[start of THE RECORDS]
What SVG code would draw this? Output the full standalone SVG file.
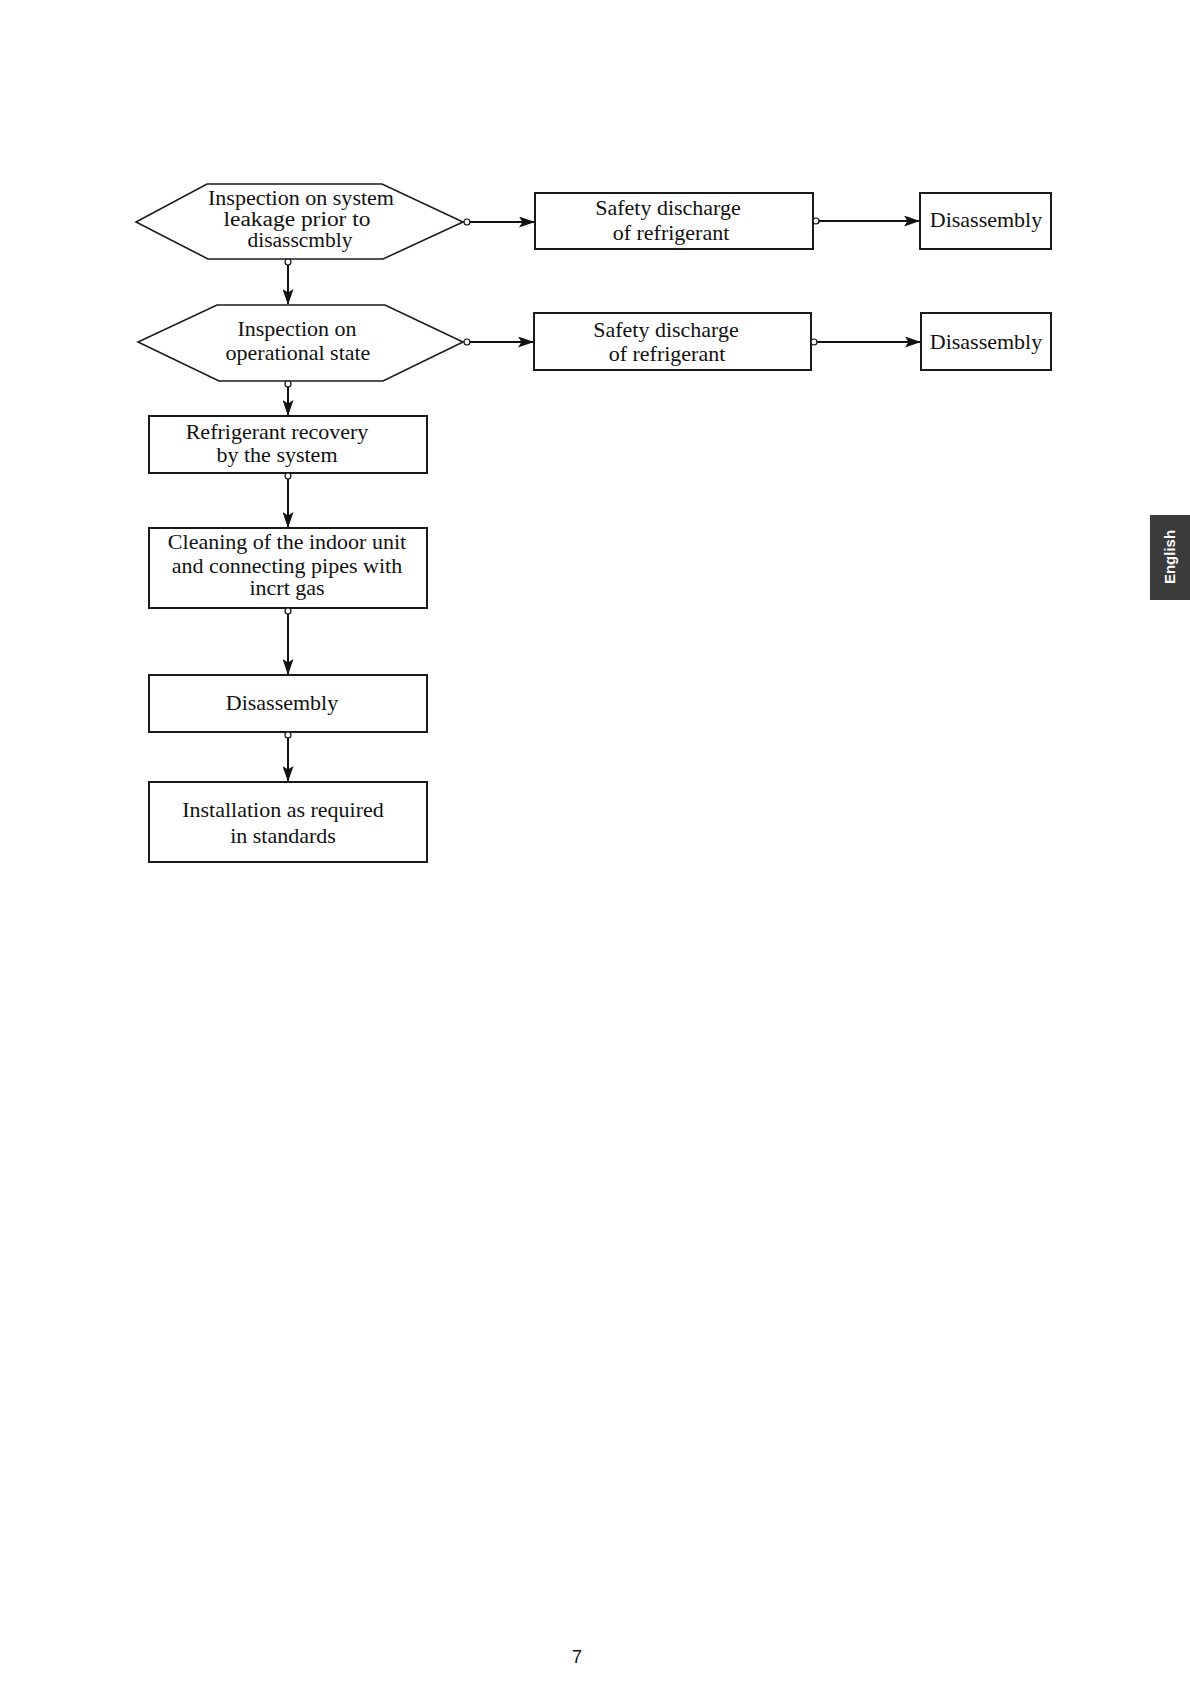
<svg xmlns="http://www.w3.org/2000/svg" width="1190" height="1684" viewBox="0 0 1190 1684">
<style>
.bg{fill:#ffffff}
.box{fill:#ffffff;stroke:#1a1a1a;stroke-width:2}
.hex{fill:#ffffff;stroke:#1a1a1a;stroke-width:1.6}
.t{font-family:"Liberation Serif","Times New Roman",serif;font-size:22px;fill:#111;text-anchor:middle}
.ts{font-size:20px}
.con{stroke:#111;stroke-width:2;fill:none}
.dot{fill:#ffffff;stroke:#111;stroke-width:1.2}
</style>
<defs>
<marker id="arr" viewBox="0 0 16 11" refX="15" refY="5.5" markerWidth="16" markerHeight="11" markerUnits="userSpaceOnUse" orient="auto">
<path d="M0,0 L16,5.5 L0,11 L3.5,5.5 Z" fill="#111"/>
</marker>
</defs>
<rect class="bg" x="0" y="0" width="1190" height="1684"/>

<g id="n-hex1">
<polygon class="hex" points="207,184 382,184 463,222 383,259 208,259 136,222"/>
<text class="t ts" x="301" y="205" textLength="186" lengthAdjust="spacingAndGlyphs">Inspection on system</text>
<text class="t ts" x="297" y="226" textLength="147" lengthAdjust="spacingAndGlyphs">leakage prior to</text>
<text class="t ts" x="300" y="247" textLength="105" lengthAdjust="spacingAndGlyphs">disasscmbly</text>
</g>
<g id="n-hex2">
<polygon class="hex" points="217,305 385,305 463,342 383,381 219,381 138,342"/>
<text class="t" x="297" y="336">Inspection on</text>
<text class="t" x="298" y="360">operational state</text>
</g>
<g id="n-safety1">
<rect class="box" x="535" y="193" width="278" height="56"/>
<text class="t" x="668" y="215">Safety discharge</text>
<text class="t" x="671" y="240">of refrigerant</text>
</g>
<g id="n-dis1">
<rect class="box" x="920" y="193" width="131" height="56"/>
<text class="t" x="986" y="227">Disassembly</text>
</g>
<g id="n-safety2">
<rect class="box" x="534" y="313" width="277" height="57"/>
<text class="t" x="666" y="337">Safety discharge</text>
<text class="t" x="667" y="361">of refrigerant</text>
</g>
<g id="n-dis2">
<rect class="box" x="921" y="313" width="130" height="57"/>
<text class="t" x="986" y="349">Disassembly</text>
</g>
<g id="n-recovery">
<rect class="box" x="149" y="416" width="278" height="57"/>
<text class="t" x="277" y="439">Refrigerant recovery</text>
<text class="t" x="277" y="462">by the system</text>
</g>
<g id="n-cleaning">
<rect class="box" x="149" y="528" width="278" height="80"/>
<text class="t" x="287" y="549">Cleaning of the indoor unit</text>
<text class="t" x="287" y="573">and connecting pipes with</text>
<text class="t" x="287" y="595">incrt gas</text>
</g>
<g id="n-dis3">
<rect class="box" x="149" y="675" width="278" height="57"/>
<text class="t" x="282" y="710">Disassembly</text>
</g>
<g id="n-install">
<rect class="box" x="149" y="782" width="278" height="80"/>
<text class="t" x="283" y="817">Installation as required</text>
<text class="t" x="283" y="843">in standards</text>
</g>

<g id="connectors">
<line class="con" x1="470" y1="222" x2="534" y2="222" marker-end="url(#arr)"/>
<circle class="dot" cx="467" cy="222" r="3"/>
<line class="con" x1="288" y1="265" x2="288" y2="304" marker-end="url(#arr)"/>
<circle class="dot" cx="288" cy="262" r="3"/>
<line class="con" x1="470" y1="342" x2="533" y2="342" marker-end="url(#arr)"/>
<circle class="dot" cx="467" cy="342" r="3"/>
<line class="con" x1="288" y1="387" x2="288" y2="415" marker-end="url(#arr)"/>
<circle class="dot" cx="288" cy="384" r="3"/>
<line class="con" x1="819" y1="221" x2="919" y2="221" marker-end="url(#arr)"/>
<circle class="dot" cx="816" cy="221" r="3"/>
<line class="con" x1="817" y1="342" x2="920" y2="342" marker-end="url(#arr)"/>
<circle class="dot" cx="814" cy="342" r="3"/>
<line class="con" x1="288" y1="479" x2="288" y2="527" marker-end="url(#arr)"/>
<circle class="dot" cx="288" cy="476" r="3"/>
<line class="con" x1="288" y1="614" x2="288" y2="674" marker-end="url(#arr)"/>
<circle class="dot" cx="288" cy="611" r="3"/>
<line class="con" x1="288" y1="738" x2="288" y2="781" marker-end="url(#arr)"/>
<circle class="dot" cx="288" cy="735" r="3"/>
</g>

<g id="tab">
<rect x="1150" y="515" width="40" height="85" fill="#3b3b3b"/>
<text x="0" y="0" transform="translate(1175,557) rotate(-90)" font-family="Liberation Sans, Arial, sans-serif" font-size="15" font-weight="bold" fill="#ffffff" text-anchor="middle">English</text>
</g>
<text x="577" y="1663" font-family="Liberation Sans, Arial, sans-serif" font-size="18" fill="#111" text-anchor="middle">7</text>
</svg>
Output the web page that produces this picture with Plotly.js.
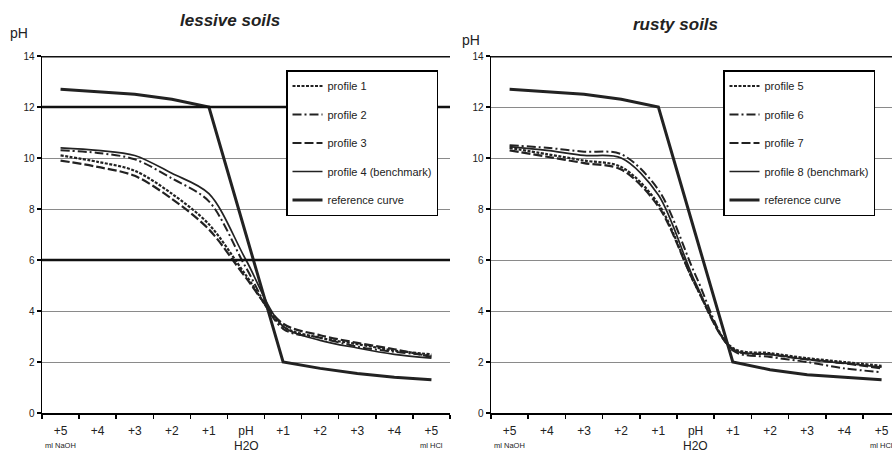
<!DOCTYPE html>
<html>
<head>
<meta charset="utf-8">
<script src="https://cdn.plot.ly/plotly-3.0.1.min.js"></script>
<style>html,body{margin:0;padding:0;background:#fff}#chart{width:892px;height:455px}</style>
</head>
<body>
<div id="chart"></div>
<script>
// Categories (ml added): NaOH side, water, HCl side
const categories = ['+5 NaOH','+4 NaOH','+3 NaOH','+2 NaOH','+1 NaOH','H2O','+1 HCl','+2 HCl','+3 HCl','+4 HCl','+5 HCl'];
const tickLabels = ['+5','+4','+3','+2','+1','pH','+1','+2','+3','+4','+5'];

// lessive soils
const profile1 = [10.1, 9.85, 9.5, 8.6, 7.4, 5.4, 3.4, 2.95, 2.7, 2.45, 2.3];
const profile2 = [10.3, 10.2, 9.95, 9.2, 8.3, 5.7, 3.3, 2.95, 2.6, 2.4, 2.25];
const profile3 = [9.9, 9.65, 9.3, 8.4, 7.2, 5.3, 3.5, 3.05, 2.75, 2.5, 2.2];
const profile4 = [10.4, 10.3, 10.1, 9.4, 8.6, 6.0, 3.4, 2.85, 2.55, 2.3, 2.15];
const referenceL = [12.7, 12.6, 12.5, 12.3, 12.0, 7.0, 2.0, 1.75, 1.55, 1.4, 1.3];

// rusty soils
const profile5 = [10.4, 10.15, 9.9, 9.65, 8.2, 5.0, 2.55, 2.35, 2.15, 2.0, 1.85];
const profile6 = [10.5, 10.4, 10.25, 10.15, 8.75, 5.4, 2.45, 2.2, 2.0, 1.75, 1.6];
const profile7 = [10.3, 10.05, 9.8, 9.55, 8.1, 5.0, 2.5, 2.3, 2.1, 1.95, 1.75];
const profile8 = [10.45, 10.3, 10.1, 10.0, 8.55, 5.1, 2.5, 2.3, 2.1, 1.95, 1.8];
const referenceR = [12.7, 12.6, 12.5, 12.3, 12.0, 7.0, 2.0, 1.7, 1.5, 1.4, 1.3];

const xs = categories.map((_, i) => i);
const ink = '#222';
const FONT = 'Liberation Sans, Arial, sans-serif';

function tr(name, y, dash, width, xa, ya, leg, shape) {
  return {
    type: 'scatter', mode: 'lines', name: name, x: xs, y: y,
    xaxis: xa, yaxis: ya, legend: leg, legendgroup: leg + name,
    text: categories, hoverinfo: 'text+y',
    line: {color: ink, width: width, dash: dash, shape: shape || 'spline', smoothing: 0.9}
  };
}
const dFine = '3px,1.5px', dDot = '9px,3px,2px,3px', dLong = '9px,3px';

const traces = [
  tr('profile 1', profile1, dFine, 2.2, 'x', 'y', 'legend'),
  tr('profile 2', profile2, dDot, 2, 'x', 'y', 'legend'),
  tr('profile 3', profile3, dLong, 2.2, 'x', 'y', 'legend'),
  tr('profile 4 (benchmark)', profile4, 'solid', 1.7, 'x', 'y', 'legend'),
  tr('reference curve', referenceL, 'solid', 3, 'x', 'y', 'legend', 'linear'),
  tr('profile 5', profile5, dFine, 2.2, 'x2', 'y2', 'legend2'),
  tr('profile 6', profile6, dDot, 2, 'x2', 'y2', 'legend2'),
  tr('profile 7', profile7, dLong, 2.2, 'x2', 'y2', 'legend2'),
  tr('profile 8 (benchmark)', profile8, 'solid', 1.7, 'x2', 'y2', 'legend2'),
  tr('reference curve', referenceR, 'solid', 3, 'x2', 'y2', 'legend2', 'linear')
];

const W = 892, H = 455;
const px = v => v / W, py = v => (H - v) / H;

function xaxis(domain, range) {
  return {
    domain: domain, range: range, showgrid: false, zeroline: false,
    tickmode: 'array', tickvals: xs, ticktext: tickLabels, ticks: '',
    tickfont: {family: FONT, size: 12, color: ink}, ticklabelstandoff: 6,
    showline: true, linecolor: '#000', linewidth: 1.5,
    minor: {tick0: 0.5, dtick: 1, ticks: 'outside', ticklen: 4, tickcolor: '#000', tickwidth: 1.5, showgrid: false},
    fixedrange: true
  };
}
function yaxis(anchor) {
  return {
    domain: [py(413), py(56)], range: [0, 14], dtick: 2, anchor: anchor,
    showgrid: true, gridcolor: '#8a8a8a', gridwidth: 1, zeroline: false,
    showline: true, linecolor: '#000', linewidth: 1.5,
    ticks: 'outside', ticklen: 4, tickcolor: '#000', tickwidth: 1.2,
    tickfont: {family: FONT, size: 10, color: ink}, fixedrange: true
  };
}
function legend(x) {
  return {
    x: px(x), y: py(70), xanchor: 'left', yanchor: 'top',
    bgcolor: '#fff', bordercolor: '#000', borderwidth: 1.5,
    font: {family: FONT, size: 11, color: ink},
    traceorder: 'grouped', tracegroupgap: 9.5, itemwidth: 30
  };
}
function hline(xa, ya, y, w) {
  return {type: 'line', xref: xa + ' domain', yref: ya, x0: 0, x1: 1, y0: y, y1: y,
          line: {color: '#111', width: w}, layer: 'above'};
}
function ann(text, x, y, size, xref, extra) {
  return Object.assign({text: text, x: x, y: y, xref: xref || 'paper', yref: 'paper',
    showarrow: false, xanchor: 'center', yanchor: 'middle',
    font: {family: FONT, size: size, color: ink}}, extra || {});
}

const layout = {
  width: W, height: H, margin: {l: 0, r: 0, t: 0, b: 0},
  paper_bgcolor: '#fff', plot_bgcolor: '#fff',
  xaxis: Object.assign(xaxis([px(42), px(450)], [-0.5, 10.5]), {anchor: 'y'}),
  yaxis: yaxis('x'),
  xaxis2: Object.assign(xaxis([px(491), 1], [-0.5, 10.28]), {anchor: 'y2'}),
  yaxis2: yaxis('x2'),
  legend: legend(286),
  legend2: legend(723),
  shapes: [
    hline('x', 'y', 14, 3), hline('x', 'y', 12, 2.5), hline('x', 'y', 6, 2.5),
    hline('x2', 'y2', 14, 3)
  ],
  annotations: [
    ann('<b><i>lessive soils</i></b>', px(230), py(21), 17),
    ann('<b><i>rusty soils</i></b>', px(675), py(24), 17),
    ann('pH', px(19), py(33), 14),
    ann('pH', px(471), py(40), 14),
    ann('ml NaOH', 0, py(445), 7.5, 'x'),
    ann('H2O', 5, py(446), 12, 'x'),
    ann('ml HCl', 10, py(445), 7.5, 'x'),
    ann('ml NaOH', 0, py(445), 7.5, 'x2'),
    ann('H2O', 5, py(446), 12, 'x2'),
    ann('ml HCl', 10, py(445), 7.5, 'x2')
  ],
  showlegend: true
};

Plotly.newPlot('chart', traces, layout, {displayModeBar: false, staticPlot: true});
</script>
</body>
</html>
[end of THE RECORDS]
Using the data above, print only the lines starting at the one with "Output the web" and ending at the one with "1.55, 1.4, 1.3];", exactly as they stand, minus the pictures.

Output the web page that produces this picture with Plotly.js.
<!DOCTYPE html>
<html>
<head>
<meta charset="utf-8">
<script src="https://cdn.plot.ly/plotly-3.0.1.min.js"></script>
<style>html,body{margin:0;padding:0;background:#fff}#chart{width:892px;height:455px}</style>
</head>
<body>
<div id="chart"></div>
<script>
// Categories (ml added): NaOH side, water, HCl side
const categories = ['+5 NaOH','+4 NaOH','+3 NaOH','+2 NaOH','+1 NaOH','H2O','+1 HCl','+2 HCl','+3 HCl','+4 HCl','+5 HCl'];
const tickLabels = ['+5','+4','+3','+2','+1','pH','+1','+2','+3','+4','+5'];

// lessive soils
const profile1 = [10.1, 9.85, 9.5, 8.6, 7.4, 5.4, 3.4, 2.95, 2.7, 2.45, 2.3];
const profile2 = [10.3, 10.2, 9.95, 9.2, 8.3, 5.7, 3.3, 2.95, 2.6, 2.4, 2.25];
const profile3 = [9.9, 9.65, 9.3, 8.4, 7.2, 5.3, 3.5, 3.05, 2.75, 2.5, 2.2];
const profile4 = [10.4, 10.3, 10.1, 9.4, 8.6, 6.0, 3.4, 2.85, 2.55, 2.3, 2.15];
const referenceL = [12.7, 12.6, 12.5, 12.3, 12.0, 7.0, 2.0, 1.75, 1.55, 1.4, 1.3];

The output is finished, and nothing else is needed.